MATERIALS PROVIDED:
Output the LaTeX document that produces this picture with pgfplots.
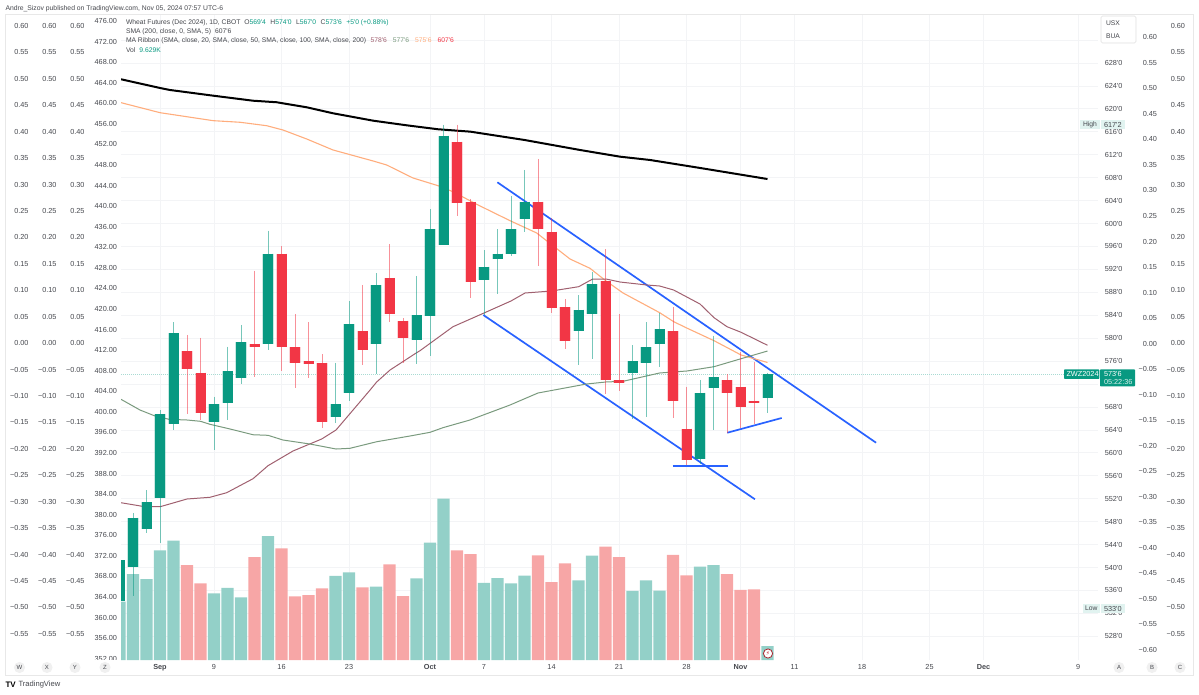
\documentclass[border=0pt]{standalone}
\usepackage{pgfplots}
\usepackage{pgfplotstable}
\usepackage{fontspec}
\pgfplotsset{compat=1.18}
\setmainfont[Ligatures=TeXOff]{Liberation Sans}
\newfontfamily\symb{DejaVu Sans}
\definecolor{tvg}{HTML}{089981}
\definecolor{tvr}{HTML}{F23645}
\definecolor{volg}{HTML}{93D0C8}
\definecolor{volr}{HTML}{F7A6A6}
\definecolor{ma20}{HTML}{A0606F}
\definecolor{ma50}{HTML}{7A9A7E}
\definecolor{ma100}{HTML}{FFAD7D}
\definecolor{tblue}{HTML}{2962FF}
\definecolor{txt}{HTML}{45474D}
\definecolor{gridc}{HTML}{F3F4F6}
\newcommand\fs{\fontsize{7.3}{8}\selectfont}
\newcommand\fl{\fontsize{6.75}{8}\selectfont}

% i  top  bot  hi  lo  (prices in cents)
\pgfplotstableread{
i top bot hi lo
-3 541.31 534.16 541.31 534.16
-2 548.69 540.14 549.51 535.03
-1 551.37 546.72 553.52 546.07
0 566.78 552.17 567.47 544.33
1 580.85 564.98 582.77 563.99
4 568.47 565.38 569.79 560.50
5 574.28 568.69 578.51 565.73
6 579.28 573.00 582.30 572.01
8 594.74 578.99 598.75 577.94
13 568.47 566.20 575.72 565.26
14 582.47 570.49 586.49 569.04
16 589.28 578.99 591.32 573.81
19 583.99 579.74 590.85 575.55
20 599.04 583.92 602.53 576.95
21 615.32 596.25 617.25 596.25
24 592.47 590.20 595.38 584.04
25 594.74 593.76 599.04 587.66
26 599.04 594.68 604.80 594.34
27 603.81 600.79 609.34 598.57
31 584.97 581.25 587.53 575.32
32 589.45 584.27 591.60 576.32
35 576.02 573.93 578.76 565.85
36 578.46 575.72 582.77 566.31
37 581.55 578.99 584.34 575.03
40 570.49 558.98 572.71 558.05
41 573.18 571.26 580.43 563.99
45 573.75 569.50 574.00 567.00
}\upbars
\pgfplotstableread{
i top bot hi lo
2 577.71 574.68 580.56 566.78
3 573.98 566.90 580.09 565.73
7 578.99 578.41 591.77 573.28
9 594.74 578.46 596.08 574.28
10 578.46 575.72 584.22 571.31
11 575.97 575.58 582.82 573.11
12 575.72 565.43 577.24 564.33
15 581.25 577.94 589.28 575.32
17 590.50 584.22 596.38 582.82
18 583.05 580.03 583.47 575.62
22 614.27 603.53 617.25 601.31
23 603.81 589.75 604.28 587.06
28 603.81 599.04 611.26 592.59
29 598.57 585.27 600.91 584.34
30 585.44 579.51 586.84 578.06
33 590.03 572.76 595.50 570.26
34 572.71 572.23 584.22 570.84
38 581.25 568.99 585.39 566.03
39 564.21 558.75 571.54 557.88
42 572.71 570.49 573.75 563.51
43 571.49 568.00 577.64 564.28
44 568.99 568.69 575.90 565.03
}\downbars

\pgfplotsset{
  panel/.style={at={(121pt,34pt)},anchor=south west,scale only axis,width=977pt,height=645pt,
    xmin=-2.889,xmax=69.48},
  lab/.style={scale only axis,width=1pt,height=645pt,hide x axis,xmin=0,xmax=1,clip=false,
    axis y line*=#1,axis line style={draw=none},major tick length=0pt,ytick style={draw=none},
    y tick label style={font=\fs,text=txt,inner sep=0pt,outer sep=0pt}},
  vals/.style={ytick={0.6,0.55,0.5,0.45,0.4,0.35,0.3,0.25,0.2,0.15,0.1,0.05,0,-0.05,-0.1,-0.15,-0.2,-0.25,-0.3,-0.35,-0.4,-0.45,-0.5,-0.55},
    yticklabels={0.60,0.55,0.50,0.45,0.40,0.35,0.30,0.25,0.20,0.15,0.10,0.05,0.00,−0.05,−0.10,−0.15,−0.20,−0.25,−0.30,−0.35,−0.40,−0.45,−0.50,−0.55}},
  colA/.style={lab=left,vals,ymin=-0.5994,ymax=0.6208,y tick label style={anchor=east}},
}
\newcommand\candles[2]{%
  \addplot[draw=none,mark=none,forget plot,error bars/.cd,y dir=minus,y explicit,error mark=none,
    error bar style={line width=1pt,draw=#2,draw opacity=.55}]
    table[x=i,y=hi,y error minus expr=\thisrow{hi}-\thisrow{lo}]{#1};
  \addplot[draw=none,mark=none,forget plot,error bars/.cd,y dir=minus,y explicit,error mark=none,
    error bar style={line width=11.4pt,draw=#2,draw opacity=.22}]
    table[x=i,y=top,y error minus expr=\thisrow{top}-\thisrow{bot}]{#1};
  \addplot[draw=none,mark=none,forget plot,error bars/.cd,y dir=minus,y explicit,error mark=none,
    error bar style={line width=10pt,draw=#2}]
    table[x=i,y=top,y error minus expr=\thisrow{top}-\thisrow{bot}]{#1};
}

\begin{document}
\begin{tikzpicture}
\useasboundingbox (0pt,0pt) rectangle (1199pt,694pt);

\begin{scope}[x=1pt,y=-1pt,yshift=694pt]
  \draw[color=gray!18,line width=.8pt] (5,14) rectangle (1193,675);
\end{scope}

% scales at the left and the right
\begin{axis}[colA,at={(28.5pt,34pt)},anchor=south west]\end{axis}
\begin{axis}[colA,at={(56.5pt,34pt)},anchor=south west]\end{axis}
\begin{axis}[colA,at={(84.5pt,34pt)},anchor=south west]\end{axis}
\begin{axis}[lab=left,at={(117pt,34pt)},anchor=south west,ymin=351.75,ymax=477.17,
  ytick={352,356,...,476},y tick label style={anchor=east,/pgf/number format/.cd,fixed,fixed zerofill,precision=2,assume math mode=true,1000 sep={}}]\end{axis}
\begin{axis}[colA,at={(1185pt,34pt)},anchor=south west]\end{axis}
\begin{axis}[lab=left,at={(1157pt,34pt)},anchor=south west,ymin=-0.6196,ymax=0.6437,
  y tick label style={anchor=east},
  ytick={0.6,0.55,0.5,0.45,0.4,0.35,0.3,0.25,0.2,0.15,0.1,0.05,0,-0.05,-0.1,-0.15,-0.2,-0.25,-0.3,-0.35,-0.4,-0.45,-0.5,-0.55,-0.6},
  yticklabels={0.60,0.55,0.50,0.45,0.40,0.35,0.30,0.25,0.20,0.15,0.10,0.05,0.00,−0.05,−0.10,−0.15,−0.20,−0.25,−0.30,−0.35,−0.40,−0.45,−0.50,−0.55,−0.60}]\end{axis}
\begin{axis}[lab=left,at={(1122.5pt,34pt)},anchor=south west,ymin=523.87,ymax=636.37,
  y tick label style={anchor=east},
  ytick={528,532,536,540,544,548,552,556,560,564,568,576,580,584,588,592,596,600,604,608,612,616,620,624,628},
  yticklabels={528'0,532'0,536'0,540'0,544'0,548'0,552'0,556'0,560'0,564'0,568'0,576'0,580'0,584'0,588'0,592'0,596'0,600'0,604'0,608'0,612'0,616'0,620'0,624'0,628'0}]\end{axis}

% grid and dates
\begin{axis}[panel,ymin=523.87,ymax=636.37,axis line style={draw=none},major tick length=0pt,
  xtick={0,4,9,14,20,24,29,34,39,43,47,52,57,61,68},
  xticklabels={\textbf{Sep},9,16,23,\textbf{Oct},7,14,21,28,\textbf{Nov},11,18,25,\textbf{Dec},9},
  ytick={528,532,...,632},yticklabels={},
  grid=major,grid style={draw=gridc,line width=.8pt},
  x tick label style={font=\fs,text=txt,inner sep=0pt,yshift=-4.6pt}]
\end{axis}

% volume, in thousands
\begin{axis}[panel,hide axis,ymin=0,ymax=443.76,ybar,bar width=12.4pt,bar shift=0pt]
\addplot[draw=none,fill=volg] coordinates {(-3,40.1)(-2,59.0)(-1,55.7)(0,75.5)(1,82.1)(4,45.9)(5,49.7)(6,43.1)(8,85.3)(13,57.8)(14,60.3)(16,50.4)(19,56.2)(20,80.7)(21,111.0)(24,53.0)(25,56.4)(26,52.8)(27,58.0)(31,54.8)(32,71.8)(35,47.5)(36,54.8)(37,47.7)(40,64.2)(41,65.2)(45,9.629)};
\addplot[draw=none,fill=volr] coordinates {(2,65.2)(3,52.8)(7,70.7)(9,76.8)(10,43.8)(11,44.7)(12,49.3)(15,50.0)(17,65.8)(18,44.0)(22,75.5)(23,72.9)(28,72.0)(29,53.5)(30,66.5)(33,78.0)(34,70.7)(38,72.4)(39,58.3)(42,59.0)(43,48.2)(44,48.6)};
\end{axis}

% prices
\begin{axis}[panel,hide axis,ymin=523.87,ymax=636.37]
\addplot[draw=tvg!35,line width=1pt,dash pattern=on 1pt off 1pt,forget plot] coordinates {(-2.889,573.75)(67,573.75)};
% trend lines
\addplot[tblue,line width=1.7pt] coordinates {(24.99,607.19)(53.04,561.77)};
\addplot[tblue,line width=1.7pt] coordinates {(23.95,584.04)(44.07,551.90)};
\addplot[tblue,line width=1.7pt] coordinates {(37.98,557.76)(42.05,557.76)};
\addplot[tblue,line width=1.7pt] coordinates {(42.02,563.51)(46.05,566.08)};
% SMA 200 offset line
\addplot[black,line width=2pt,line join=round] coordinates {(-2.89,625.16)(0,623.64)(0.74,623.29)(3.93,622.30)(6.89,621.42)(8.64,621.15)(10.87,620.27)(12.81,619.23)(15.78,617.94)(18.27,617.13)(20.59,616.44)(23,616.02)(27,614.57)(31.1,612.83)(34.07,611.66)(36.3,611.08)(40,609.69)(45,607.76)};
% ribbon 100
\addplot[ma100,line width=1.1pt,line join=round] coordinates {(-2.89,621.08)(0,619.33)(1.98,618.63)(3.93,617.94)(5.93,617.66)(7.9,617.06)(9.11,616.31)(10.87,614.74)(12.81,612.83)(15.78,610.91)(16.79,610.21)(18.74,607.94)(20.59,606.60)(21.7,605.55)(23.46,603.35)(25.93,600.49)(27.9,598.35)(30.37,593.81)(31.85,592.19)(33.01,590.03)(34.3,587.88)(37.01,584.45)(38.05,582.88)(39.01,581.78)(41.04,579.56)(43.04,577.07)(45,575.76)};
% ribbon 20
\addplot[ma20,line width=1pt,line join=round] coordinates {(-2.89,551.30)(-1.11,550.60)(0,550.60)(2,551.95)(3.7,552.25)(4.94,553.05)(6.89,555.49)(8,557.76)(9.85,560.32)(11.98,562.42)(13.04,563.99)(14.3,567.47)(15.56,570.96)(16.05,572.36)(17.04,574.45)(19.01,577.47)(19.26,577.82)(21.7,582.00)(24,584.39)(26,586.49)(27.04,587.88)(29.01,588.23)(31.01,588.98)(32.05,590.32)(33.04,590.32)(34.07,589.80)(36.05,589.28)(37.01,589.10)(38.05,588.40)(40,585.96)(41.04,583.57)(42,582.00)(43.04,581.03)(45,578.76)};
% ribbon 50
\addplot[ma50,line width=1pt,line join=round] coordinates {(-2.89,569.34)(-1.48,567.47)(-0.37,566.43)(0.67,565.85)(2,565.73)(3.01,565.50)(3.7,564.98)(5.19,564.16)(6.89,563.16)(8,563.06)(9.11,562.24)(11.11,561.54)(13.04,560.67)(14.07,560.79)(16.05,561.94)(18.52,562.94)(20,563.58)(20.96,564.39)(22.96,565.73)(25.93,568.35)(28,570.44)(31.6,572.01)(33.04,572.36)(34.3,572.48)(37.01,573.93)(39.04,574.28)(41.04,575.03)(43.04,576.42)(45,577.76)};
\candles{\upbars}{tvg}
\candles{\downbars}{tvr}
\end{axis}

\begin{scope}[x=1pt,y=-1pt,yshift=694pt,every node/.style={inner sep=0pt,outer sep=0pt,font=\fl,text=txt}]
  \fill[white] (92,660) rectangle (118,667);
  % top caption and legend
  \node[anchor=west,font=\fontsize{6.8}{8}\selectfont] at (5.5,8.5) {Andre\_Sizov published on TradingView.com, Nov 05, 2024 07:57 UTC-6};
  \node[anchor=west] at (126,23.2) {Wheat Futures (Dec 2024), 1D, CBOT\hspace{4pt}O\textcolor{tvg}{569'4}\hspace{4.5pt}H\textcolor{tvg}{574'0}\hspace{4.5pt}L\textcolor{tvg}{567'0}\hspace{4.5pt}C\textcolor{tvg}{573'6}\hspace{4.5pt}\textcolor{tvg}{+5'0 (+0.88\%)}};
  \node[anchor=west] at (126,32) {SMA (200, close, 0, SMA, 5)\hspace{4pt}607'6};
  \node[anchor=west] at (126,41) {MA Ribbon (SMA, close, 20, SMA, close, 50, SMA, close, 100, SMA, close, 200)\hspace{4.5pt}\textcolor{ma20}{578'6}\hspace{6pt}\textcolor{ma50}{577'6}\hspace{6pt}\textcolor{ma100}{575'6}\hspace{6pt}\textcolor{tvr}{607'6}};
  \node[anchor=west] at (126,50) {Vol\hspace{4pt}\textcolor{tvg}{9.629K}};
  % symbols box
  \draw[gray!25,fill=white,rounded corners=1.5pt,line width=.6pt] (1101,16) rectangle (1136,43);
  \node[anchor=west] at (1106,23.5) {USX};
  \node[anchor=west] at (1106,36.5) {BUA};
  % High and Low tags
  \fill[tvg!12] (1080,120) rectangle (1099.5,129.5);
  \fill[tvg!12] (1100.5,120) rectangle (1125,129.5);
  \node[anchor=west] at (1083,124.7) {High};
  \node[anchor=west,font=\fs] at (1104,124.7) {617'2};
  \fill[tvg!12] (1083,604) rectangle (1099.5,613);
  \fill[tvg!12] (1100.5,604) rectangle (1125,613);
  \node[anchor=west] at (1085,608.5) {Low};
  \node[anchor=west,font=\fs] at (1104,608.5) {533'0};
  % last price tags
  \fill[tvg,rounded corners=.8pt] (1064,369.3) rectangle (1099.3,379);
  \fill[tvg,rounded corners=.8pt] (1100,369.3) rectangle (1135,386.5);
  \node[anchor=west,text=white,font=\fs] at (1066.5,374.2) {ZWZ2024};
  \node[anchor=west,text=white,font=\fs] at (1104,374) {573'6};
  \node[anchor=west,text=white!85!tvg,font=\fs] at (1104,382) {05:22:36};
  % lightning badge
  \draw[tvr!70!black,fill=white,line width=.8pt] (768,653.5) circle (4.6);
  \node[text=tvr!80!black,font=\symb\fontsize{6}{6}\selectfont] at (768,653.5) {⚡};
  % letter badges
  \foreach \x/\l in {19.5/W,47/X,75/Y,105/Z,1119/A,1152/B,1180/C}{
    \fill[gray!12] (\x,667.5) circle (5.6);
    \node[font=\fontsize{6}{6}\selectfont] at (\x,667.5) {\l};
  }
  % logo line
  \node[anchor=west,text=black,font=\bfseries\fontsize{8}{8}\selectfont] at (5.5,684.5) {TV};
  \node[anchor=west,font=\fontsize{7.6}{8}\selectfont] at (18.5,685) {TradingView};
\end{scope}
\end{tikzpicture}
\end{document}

...

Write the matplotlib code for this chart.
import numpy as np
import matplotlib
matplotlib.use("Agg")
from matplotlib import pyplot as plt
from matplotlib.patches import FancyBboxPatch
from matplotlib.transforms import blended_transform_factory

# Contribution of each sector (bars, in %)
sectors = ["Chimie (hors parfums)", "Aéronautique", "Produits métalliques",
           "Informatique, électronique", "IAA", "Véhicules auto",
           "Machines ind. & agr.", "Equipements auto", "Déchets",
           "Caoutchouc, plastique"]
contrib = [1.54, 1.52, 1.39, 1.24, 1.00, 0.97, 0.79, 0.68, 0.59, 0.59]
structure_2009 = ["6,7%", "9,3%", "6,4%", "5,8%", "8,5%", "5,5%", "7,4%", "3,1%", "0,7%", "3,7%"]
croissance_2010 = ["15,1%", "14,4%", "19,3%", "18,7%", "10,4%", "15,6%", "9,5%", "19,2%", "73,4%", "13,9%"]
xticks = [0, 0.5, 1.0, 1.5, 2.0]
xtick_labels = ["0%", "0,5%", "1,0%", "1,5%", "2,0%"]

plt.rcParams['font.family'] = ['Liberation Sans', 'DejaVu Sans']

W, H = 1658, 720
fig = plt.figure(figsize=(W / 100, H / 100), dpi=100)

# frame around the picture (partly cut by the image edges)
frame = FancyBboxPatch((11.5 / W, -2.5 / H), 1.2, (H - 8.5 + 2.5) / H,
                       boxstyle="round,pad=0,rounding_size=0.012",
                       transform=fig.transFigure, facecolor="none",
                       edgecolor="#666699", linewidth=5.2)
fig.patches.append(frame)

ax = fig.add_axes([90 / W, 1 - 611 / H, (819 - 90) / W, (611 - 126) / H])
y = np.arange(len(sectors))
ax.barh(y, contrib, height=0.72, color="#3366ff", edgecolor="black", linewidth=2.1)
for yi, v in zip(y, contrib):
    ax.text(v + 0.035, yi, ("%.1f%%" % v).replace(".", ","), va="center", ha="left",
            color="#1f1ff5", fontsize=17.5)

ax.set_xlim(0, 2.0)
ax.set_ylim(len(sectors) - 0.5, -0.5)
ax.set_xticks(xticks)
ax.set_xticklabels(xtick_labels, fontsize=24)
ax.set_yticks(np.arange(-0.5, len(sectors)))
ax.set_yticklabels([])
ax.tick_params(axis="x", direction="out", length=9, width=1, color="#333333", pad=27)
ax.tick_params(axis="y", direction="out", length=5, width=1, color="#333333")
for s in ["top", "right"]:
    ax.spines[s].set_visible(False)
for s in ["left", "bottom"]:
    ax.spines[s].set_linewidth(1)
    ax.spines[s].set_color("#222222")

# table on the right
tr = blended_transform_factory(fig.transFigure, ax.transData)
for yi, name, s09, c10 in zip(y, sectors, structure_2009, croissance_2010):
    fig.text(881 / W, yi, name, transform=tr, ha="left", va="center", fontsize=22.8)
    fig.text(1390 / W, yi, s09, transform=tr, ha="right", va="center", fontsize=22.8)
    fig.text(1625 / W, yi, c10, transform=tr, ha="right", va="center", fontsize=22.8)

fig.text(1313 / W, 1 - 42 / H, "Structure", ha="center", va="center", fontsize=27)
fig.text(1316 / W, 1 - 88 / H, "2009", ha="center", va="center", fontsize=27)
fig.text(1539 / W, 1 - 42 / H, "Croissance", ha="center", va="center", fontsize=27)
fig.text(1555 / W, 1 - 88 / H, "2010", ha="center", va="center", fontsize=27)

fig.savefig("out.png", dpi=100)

--

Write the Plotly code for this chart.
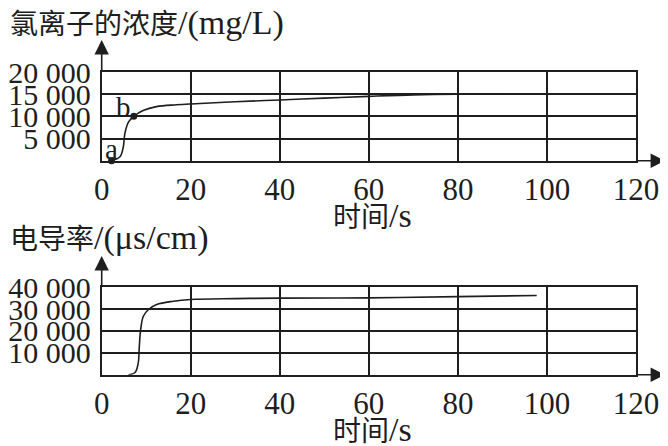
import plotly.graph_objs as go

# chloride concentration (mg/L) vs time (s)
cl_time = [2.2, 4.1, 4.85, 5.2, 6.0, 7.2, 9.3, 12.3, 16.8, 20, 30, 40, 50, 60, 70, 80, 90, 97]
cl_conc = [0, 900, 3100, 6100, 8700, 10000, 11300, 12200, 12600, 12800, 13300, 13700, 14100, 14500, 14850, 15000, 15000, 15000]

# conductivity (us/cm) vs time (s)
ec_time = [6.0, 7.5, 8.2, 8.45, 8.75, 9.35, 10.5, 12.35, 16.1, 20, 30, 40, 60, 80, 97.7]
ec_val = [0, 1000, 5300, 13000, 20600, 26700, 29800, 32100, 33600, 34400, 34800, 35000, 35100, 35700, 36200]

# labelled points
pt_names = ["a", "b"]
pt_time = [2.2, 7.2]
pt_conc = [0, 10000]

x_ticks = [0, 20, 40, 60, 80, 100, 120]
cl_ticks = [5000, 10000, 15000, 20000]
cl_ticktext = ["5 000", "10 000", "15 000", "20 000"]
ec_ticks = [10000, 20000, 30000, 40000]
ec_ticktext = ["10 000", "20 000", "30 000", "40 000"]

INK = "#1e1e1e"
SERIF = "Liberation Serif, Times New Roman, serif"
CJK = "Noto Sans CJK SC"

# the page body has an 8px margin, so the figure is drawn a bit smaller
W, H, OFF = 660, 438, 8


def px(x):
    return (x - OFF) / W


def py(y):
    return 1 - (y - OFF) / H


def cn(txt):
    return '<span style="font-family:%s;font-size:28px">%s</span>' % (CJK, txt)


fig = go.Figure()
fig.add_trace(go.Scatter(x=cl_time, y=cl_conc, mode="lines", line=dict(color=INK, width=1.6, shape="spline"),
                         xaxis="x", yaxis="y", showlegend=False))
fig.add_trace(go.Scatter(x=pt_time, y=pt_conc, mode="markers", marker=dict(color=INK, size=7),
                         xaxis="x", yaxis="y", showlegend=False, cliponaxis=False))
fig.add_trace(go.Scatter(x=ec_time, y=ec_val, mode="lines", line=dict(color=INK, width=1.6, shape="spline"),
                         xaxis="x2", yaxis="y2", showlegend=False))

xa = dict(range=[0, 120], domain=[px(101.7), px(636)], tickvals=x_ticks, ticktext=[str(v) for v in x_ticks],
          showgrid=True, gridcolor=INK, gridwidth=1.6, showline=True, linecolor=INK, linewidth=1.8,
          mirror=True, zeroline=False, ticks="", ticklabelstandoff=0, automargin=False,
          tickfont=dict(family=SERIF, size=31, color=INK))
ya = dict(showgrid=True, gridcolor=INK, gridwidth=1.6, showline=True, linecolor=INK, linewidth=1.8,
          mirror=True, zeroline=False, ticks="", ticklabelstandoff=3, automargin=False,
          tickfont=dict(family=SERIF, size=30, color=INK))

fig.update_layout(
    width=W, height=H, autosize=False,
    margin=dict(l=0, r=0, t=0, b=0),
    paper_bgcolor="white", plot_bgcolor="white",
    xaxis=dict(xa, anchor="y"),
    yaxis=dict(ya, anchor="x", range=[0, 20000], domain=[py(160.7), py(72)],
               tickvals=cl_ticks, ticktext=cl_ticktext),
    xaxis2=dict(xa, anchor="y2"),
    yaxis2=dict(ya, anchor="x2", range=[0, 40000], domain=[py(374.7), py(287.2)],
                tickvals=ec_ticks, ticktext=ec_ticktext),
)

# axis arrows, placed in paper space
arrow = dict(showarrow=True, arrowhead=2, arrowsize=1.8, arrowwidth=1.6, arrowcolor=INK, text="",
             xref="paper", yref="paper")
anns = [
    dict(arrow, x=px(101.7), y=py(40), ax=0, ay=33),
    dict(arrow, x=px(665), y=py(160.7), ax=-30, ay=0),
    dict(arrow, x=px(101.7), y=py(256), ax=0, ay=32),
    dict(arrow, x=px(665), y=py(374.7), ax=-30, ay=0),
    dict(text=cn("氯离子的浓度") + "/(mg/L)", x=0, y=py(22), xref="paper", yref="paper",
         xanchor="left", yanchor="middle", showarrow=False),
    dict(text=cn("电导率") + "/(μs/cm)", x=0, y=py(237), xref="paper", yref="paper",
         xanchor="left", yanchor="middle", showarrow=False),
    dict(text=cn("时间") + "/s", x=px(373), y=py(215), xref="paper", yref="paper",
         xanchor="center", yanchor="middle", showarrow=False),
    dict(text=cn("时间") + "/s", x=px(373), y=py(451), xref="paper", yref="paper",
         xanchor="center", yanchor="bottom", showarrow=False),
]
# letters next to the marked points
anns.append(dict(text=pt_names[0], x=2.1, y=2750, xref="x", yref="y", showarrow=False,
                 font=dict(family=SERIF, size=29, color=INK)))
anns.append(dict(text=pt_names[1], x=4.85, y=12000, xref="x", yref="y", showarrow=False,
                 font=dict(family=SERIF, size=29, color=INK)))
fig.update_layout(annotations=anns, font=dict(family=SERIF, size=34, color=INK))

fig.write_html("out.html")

WORK TO DO:
In the data above, find the line that contains "Write the matplotlib code for this chart." and the line that contains "from matplotlib.transforms import". Repeat exactly those lines and every line between them, and only those.

TASK OUTPUT:
Write the matplotlib code for this chart.
import numpy as np
import matplotlib
matplotlib.use("Agg")
from matplotlib import pyplot as plt
from matplotlib.patches import FancyBboxPatch
from matplotlib.transforms import blended_transform_factory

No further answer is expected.